Pick out all lines with the word "chart" from the records that follow.

● SOURCE RECORDS:
== == ==
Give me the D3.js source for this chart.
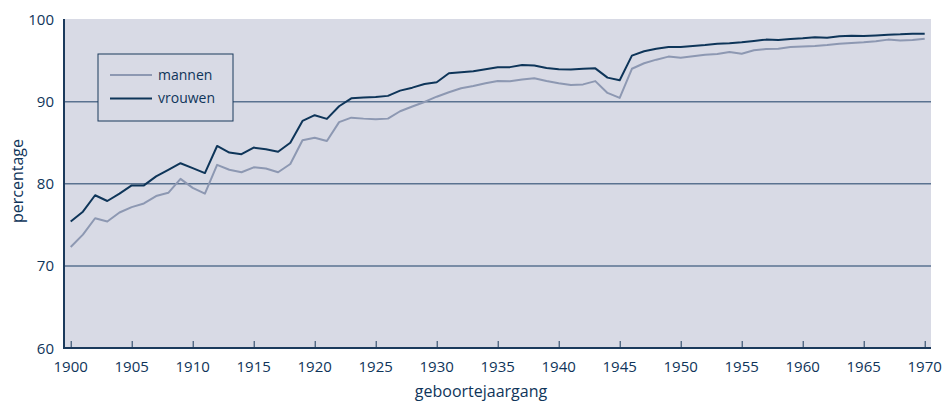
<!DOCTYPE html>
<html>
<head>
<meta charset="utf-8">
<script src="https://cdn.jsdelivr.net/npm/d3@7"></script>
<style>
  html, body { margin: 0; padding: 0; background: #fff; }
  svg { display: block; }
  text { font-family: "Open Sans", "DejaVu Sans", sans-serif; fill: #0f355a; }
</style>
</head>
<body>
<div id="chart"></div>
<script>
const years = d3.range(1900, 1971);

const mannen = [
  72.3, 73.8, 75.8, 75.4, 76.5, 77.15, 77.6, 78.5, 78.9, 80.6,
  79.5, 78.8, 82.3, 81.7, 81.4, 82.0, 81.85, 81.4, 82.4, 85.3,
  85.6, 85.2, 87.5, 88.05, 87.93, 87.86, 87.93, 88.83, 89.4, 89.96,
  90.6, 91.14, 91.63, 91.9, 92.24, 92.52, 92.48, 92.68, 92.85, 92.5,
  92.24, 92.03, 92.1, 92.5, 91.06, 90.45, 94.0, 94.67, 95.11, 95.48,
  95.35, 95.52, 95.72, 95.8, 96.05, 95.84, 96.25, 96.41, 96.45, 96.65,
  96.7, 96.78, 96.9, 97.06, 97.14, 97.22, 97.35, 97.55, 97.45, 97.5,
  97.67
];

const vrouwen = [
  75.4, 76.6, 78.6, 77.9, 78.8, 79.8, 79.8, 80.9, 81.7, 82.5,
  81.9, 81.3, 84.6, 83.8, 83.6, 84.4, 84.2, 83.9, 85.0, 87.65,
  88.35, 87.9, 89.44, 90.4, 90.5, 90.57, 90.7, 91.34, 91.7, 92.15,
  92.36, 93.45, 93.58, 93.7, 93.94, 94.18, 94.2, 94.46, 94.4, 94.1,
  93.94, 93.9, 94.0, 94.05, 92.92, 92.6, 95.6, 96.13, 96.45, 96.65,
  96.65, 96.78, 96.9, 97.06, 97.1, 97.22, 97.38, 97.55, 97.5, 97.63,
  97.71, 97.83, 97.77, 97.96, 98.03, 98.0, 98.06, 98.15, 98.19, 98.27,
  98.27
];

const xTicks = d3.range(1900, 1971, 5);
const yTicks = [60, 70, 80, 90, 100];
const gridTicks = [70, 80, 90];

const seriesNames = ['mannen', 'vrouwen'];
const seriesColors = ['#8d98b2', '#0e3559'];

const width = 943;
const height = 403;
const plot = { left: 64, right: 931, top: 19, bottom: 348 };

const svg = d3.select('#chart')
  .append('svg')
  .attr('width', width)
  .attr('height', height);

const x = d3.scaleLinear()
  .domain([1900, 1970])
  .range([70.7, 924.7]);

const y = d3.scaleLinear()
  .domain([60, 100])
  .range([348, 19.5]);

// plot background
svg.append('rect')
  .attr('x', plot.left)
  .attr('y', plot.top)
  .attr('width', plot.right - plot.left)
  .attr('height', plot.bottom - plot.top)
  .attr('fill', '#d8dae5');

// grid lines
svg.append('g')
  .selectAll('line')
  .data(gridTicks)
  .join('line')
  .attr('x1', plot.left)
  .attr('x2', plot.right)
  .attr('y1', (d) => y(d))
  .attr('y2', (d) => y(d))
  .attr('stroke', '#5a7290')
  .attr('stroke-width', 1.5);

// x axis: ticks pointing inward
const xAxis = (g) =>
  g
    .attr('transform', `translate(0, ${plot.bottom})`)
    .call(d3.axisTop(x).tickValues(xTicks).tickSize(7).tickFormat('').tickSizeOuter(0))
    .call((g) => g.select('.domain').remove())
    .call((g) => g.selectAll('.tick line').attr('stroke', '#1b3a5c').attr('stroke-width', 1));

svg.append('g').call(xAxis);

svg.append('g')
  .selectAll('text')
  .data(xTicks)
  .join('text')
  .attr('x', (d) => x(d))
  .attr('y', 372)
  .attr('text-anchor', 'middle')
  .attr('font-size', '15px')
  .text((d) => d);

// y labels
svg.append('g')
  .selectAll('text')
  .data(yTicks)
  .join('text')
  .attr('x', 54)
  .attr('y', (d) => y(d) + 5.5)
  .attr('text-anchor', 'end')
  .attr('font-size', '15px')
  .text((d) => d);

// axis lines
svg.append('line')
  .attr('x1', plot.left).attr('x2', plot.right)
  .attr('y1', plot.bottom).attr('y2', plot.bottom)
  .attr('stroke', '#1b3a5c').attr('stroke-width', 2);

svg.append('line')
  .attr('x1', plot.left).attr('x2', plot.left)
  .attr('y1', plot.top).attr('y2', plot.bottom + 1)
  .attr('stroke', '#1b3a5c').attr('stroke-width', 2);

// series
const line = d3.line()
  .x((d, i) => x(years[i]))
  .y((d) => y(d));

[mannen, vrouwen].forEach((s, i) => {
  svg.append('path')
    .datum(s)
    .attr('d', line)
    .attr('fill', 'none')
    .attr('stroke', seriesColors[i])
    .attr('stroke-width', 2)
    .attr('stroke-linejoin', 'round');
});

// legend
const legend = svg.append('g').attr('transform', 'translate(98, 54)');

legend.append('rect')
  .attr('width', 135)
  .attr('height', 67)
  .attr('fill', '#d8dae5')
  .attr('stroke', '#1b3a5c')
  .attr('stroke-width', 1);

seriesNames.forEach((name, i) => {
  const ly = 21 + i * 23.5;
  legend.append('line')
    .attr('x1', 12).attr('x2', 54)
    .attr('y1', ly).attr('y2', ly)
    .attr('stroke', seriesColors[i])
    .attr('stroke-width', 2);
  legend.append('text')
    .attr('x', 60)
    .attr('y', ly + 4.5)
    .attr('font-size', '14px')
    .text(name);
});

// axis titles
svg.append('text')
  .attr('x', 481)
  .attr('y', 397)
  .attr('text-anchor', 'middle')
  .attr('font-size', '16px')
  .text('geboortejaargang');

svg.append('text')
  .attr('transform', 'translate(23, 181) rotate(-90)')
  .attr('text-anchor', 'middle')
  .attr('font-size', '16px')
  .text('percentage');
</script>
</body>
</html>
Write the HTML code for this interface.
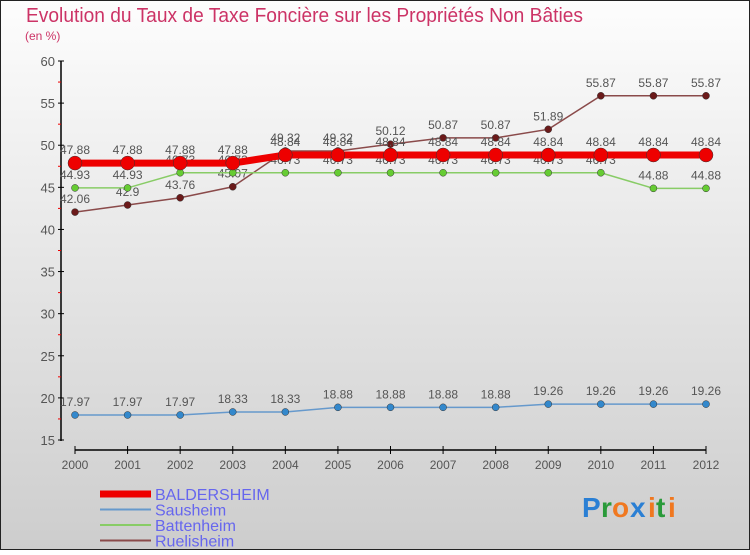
== == ==
● WRITTEN RESPONSE:
Give me the D3.js source for this chart.
<div id="chart"></div>
const svg = d3.select('#chart')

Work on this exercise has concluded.